Not long ago, I heard a celebrity recommend on TV that those who had no jobs or prospects during lockdown should take up a course or a hobby. I didn’t think he was being glib or facetious: I think it was a genuine attempt to turn a difficult situation into a positive one and to suggest that people spent the time they had on their hands trying to acquire new skills. I mentioned this to my daughter and she was immediately on the case, starting to learn Japanese, German and Irish.

So, to support her, I signed up for a few languages and I have to say, it is a daily source of total comedy.

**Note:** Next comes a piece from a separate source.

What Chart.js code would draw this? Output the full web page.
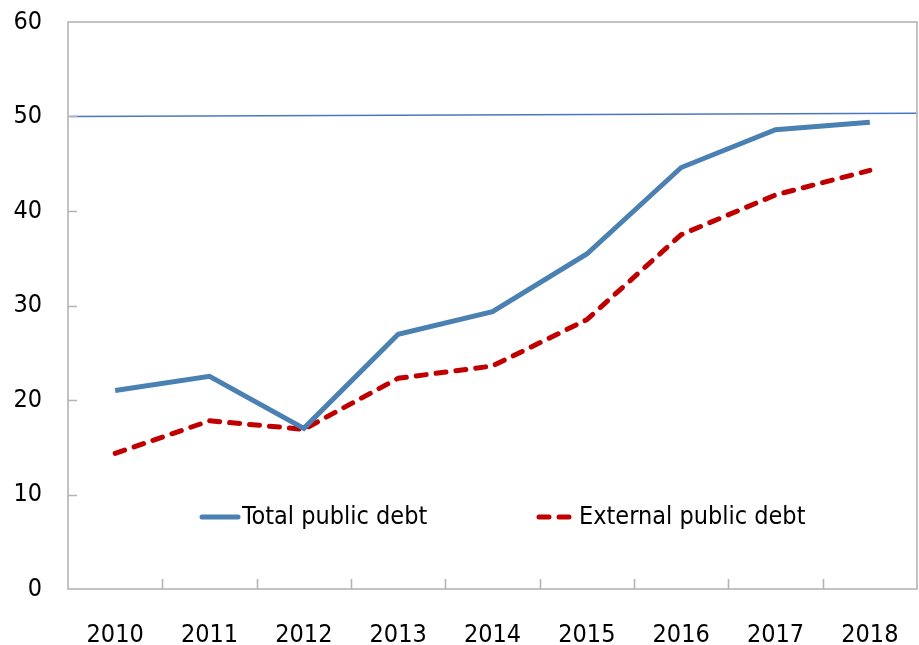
<!DOCTYPE html>
<html>
<head>
<meta charset="utf-8">
<script src="https://cdn.jsdelivr.net/npm/chart.js@4"></script>
<style>
    html, body { margin: 0; padding: 0; background: #fff; }
    #wrap { width: 919px; height: 645px; }
</style>
</head>
<body>
<div id="wrap"><canvas id="debt-chart" width="919" height="645"></canvas></div>
<script>
const years = ['2010', '2011', '2012', '2013', '2014', '2015', '2016', '2017', '2018'];
const totalDebt = [21.0, 22.5, 17.0, 26.95, 29.35, 35.45, 44.6, 48.6, 49.4];
const externalDebt = [14.35, 17.8, 16.9, 22.3, 23.6, 28.5, 37.5, 41.7, 44.3];
const yTicks = [0, 10, 20, 30, 40, 50, 60];
// reference line, value at the left and right edge of the plot
const thresholdLine = [50, 50.35];

const FONT = '"DejaVu Sans Condensed", "DejaVu Sans", sans-serif';
const FONT_SIZE = 25;
const AXIS_GREY = '#b4b4b4';
const BLUE = '#4b80b2';
const RED = '#c00000';

const frame = {
    id: 'frame',
    beforeDatasetsDraw(chart) {
        const { ctx, chartArea: a, scales } = chart;
        ctx.save();

        // threshold line
        ctx.strokeStyle = '#4a78c0';
        ctx.lineWidth = 1.4;
        ctx.beginPath();
        ctx.moveTo(a.left + 2, scales.y.getPixelForValue(thresholdLine[0]));
        ctx.lineTo(a.right, scales.y.getPixelForValue(thresholdLine[1]));
        ctx.stroke();

        ctx.strokeStyle = AXIS_GREY;
        ctx.lineWidth = 1.6;
        ctx.strokeRect(a.left, a.top, a.right - a.left, a.bottom - a.top);

        // inner ticks on the value axis
        ctx.beginPath();
        yTicks.slice(1, -1).forEach((v) => {
            const py = Math.round(scales.y.getPixelForValue(v)) + 0.5;
            ctx.moveTo(a.left, py);
            ctx.lineTo(a.left + 9, py);
        });
        // inner ticks between the years
        for (let i = 0; i < years.length - 1; i++) {
            const px = Math.round((scales.x.getPixelForValue(i) + scales.x.getPixelForValue(i + 1)) / 2) + 0.5;
            ctx.moveTo(px, a.bottom);
            ctx.lineTo(px, a.bottom - 10);
        }
        ctx.stroke();
        ctx.restore();
    },
    afterDatasetsDraw(chart) {
        const { ctx } = chart;
        const items = [
            { x: 200, label: 'Total public debt', color: BLUE, dash: [] },
            { x: 537, label: 'External public debt', color: RED, dash: [10, 10] },
        ];
        const y = 517;
        ctx.save();
        items.forEach((it) => {
            ctx.strokeStyle = it.color;
            ctx.lineWidth = 5;
            ctx.lineCap = 'round';
            ctx.setLineDash(it.dash);
            ctx.beginPath();
            ctx.moveTo(it.x + 2, y);
            ctx.lineTo(it.x + 38, y);
            ctx.stroke();
            ctx.setLineDash([]);
            ctx.fillStyle = '#000';
            ctx.font = `${FONT_SIZE}px ${FONT}`;
            ctx.textBaseline = 'middle';
            ctx.fillText(it.label, it.x + 42, y);
        });
        ctx.restore();
    },
};

new Chart(document.getElementById('debt-chart'), {
    type: 'line',
    data: {
        labels: years,
        datasets: [
            {
                label: 'Total public debt',
                data: totalDebt,
                borderColor: BLUE,
                borderWidth: 5,
                pointRadius: 0,
                tension: 0,
            },
            {
                label: 'External public debt',
                data: externalDebt,
                borderColor: RED,
                borderWidth: 5,
                borderDash: [10, 10],
                borderCapStyle: 'round',
                pointRadius: 0,
                tension: 0,
            },
        ],
    },
    options: {
        responsive: false,
        animation: false,
        layout: { padding: { top: 22, right: 2, left: 0, bottom: 0 } },
        plugins: {
            legend: { display: false },
            tooltip: { enabled: false },
        },
        scales: {
            x: {
                offset: true,
                grid: { display: false },
                border: { display: false },
                afterFit: (s) => {
                    s.height = 56;
                    s.paddingLeft = 0;
                    s.paddingRight = 0;
                },
                ticks: {
                    color: '#000',
                    font: { family: FONT, size: FONT_SIZE },
                    padding: 23,
                    maxRotation: 0,
                },
            },
            y: {
                min: 0,
                max: 60,
                grid: { display: false },
                border: { display: false },
                afterFit: (s) => {
                    s.width = 68;
                    s.paddingTop = 0;
                    s.paddingBottom = 0;
                },
                afterBuildTicks: (s) => { s.ticks = yTicks.map((v) => ({ value: v })); },
                ticks: {
                    color: '#000',
                    font: { family: FONT, size: FONT_SIZE },
                    padding: 18,
                },
            },
        },
    },
    plugins: [frame],
});
</script>
</body>
</html>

My French is good but, on my phone, I couldn’t work out how to access the advanced level. Instead, I spent each day working through basics, hoping I could get to a level where I’d be able to stretch my skills. Then I discovered how to leap forwards and now I enjoy practising tenses I’d long forgotten and brushing up rusty pronunciation. So far, so good.

My Spanish isn’t bad; I managed to fly through the first few levels and eventually accessed the right questions for my skills. I’m recalling things I’d forgotten, although I’m having to translate the English from US to UK before I try the Spanish: I’m given words such as bathroom (which means toilet), purse (which is a handbag) and store (which translates as shop). These words threw me more than they should have at first. But now I’m fluent in US English too, which is perfect.

Then there was German. I can do basic German, ask for food, chat a bit, but I spent the first six lessons asking Ms. Merkel if she was the chancellor and Herr Schmitt if he was a lawyer. Then I had to ask Heidi Klum if she came from Sweden. After hours of this, I managed to switch my skills to a level where I was making mistakes. Now that was what I needed to do in order to improve: there was no point in getting everything right.

And then there was my decision to learn Romanian. I speak a few words of Romanian, not much… Te iubesc, Noroc, Țuică, Multimesc, that sort of thing. So, naïvely, I thought: rock and roll – what can go wrong? My daughter was steaming ahead with Irish and Japanese: surely I could manage a fairly easy romance language from Eastern Europe? Think again.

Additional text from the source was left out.